In our current system, property owners are responsible for clearing the sidewalk within 24 hours of a snowfall, but there is a huge flaw: the clock resets anytime we have a new snowfall. We frequently get several snowfalls in quick succession, which means the sidewalks can legally go unshoveled for a whole week. During that time, foot traffic has tamped down the snow, which often becomes compressed into a layer of lumpy ice at the bottom.

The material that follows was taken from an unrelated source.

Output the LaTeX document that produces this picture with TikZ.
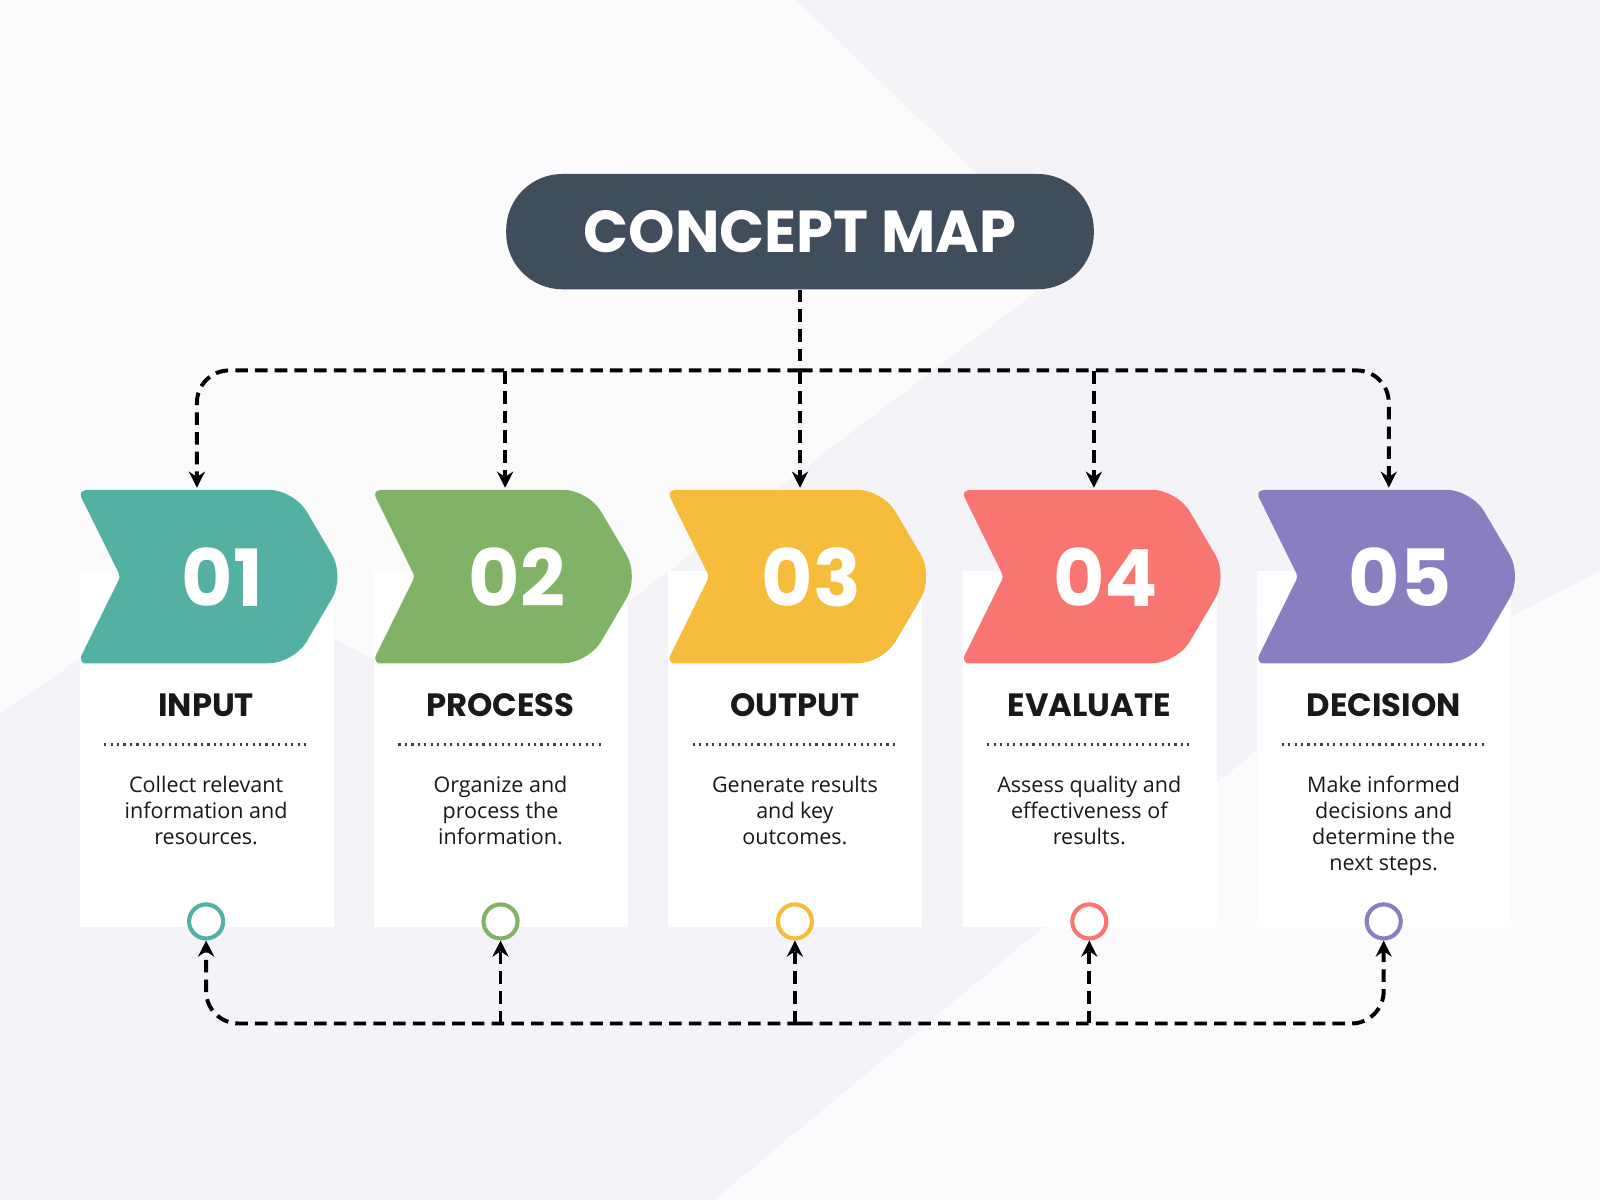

Here is my proposal: we need to get rid of that resetting clock loophole, and adopt a results-based standard. If the sidewalk in front of a property has treacherous snow or ice, regardless of the time since the last snowfall, we should be able to report it to the city. The city will send out a crew, and the property owner is assessed the cost. This is very similar to how the city deals with trash left on private properties, and it works pretty well! Combine it with the city coordinating volunteer shovelers, and I think we’d have a very robust system of clear sidewalks.